Given task -> Your output is the lines from the first one to the one containing "const tri = d3.symbol().type(d3.symbolTriangle).size(60)();", repeated exactly, with images left out.

+++ Dataset excerpt +++

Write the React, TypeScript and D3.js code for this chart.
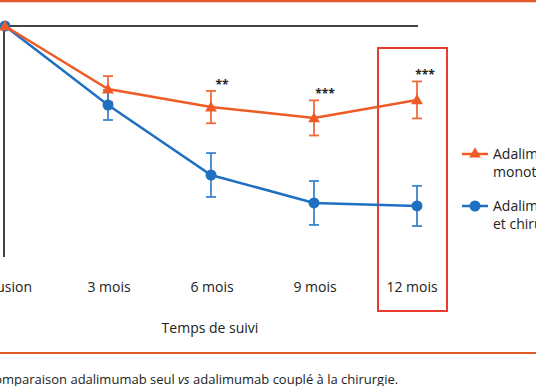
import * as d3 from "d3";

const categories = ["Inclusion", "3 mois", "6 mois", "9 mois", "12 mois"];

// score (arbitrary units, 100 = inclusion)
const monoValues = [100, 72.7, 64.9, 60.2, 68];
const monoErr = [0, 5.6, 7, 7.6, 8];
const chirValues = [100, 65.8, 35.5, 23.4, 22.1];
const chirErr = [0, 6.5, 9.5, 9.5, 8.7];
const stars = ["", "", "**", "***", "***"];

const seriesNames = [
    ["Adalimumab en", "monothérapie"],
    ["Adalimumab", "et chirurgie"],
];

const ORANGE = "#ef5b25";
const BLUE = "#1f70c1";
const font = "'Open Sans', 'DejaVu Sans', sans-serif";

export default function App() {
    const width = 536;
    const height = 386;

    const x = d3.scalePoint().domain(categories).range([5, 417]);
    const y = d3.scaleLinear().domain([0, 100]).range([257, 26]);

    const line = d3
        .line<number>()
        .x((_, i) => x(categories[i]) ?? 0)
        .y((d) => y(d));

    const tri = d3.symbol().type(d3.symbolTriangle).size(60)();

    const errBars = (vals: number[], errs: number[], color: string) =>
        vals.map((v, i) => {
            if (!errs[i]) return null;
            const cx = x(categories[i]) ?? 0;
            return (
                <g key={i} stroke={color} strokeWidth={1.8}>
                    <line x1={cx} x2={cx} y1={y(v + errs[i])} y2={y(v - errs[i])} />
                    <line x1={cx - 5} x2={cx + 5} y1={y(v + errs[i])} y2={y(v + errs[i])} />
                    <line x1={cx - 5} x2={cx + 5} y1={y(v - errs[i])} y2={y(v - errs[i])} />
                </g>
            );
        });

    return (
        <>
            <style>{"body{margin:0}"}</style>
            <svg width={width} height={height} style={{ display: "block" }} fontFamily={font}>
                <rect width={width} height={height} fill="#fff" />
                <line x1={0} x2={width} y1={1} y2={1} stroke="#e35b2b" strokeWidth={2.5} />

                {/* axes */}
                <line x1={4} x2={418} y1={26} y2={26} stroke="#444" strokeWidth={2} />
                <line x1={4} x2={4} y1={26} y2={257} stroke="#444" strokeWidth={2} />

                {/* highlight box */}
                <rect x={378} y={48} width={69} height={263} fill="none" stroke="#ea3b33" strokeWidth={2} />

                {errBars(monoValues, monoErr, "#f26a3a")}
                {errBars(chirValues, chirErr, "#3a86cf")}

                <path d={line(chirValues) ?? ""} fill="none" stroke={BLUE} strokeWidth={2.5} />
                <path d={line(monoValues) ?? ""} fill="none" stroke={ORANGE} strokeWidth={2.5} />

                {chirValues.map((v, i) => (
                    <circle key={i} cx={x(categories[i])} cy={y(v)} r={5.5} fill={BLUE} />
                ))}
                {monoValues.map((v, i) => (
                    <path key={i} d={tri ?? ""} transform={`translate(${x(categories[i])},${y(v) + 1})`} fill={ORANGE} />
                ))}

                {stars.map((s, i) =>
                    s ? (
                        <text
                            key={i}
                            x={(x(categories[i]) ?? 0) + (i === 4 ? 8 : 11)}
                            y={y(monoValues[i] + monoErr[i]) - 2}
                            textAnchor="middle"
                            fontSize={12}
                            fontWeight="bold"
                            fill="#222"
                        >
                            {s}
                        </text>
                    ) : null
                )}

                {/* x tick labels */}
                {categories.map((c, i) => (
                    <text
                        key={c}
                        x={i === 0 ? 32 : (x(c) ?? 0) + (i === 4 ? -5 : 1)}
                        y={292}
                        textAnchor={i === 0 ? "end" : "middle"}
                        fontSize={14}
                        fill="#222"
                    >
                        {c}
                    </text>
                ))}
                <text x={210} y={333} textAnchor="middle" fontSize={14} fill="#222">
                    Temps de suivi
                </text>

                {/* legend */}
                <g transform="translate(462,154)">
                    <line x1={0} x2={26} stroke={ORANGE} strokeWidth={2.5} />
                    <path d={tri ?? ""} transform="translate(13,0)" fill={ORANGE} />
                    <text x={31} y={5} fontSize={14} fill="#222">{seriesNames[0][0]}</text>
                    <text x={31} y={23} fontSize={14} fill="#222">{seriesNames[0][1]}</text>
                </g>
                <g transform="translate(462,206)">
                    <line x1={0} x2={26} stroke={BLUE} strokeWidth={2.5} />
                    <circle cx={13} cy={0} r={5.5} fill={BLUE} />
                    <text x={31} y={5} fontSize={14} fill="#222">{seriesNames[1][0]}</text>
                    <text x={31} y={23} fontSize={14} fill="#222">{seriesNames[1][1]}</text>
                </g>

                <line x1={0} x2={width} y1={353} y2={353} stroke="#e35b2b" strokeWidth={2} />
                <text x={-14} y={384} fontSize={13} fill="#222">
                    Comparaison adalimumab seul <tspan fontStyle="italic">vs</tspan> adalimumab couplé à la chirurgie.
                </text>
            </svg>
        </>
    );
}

+++

Response to the task ->
Write the React, TypeScript and D3.js code for this chart.
import * as d3 from "d3";

const categories = ["Inclusion", "3 mois", "6 mois", "9 mois", "12 mois"];

// score (arbitrary units, 100 = inclusion)
const monoValues = [100, 72.7, 64.9, 60.2, 68];
const monoErr = [0, 5.6, 7, 7.6, 8];
const chirValues = [100, 65.8, 35.5, 23.4, 22.1];
const chirErr = [0, 6.5, 9.5, 9.5, 8.7];
const stars = ["", "", "**", "***", "***"];

const seriesNames = [
    ["Adalimumab en", "monothérapie"],
    ["Adalimumab", "et chirurgie"],
];

const ORANGE = "#ef5b25";
const BLUE = "#1f70c1";
const font = "'Open Sans', 'DejaVu Sans', sans-serif";

export default function App() {
    const width = 536;
    const height = 386;

    const x = d3.scalePoint().domain(categories).range([5, 417]);
    const y = d3.scaleLinear().domain([0, 100]).range([257, 26]);

    const line = d3
        .line<number>()
        .x((_, i) => x(categories[i]) ?? 0)
        .y((d) => y(d));

    const tri = d3.symbol().type(d3.symbolTriangle).size(60)();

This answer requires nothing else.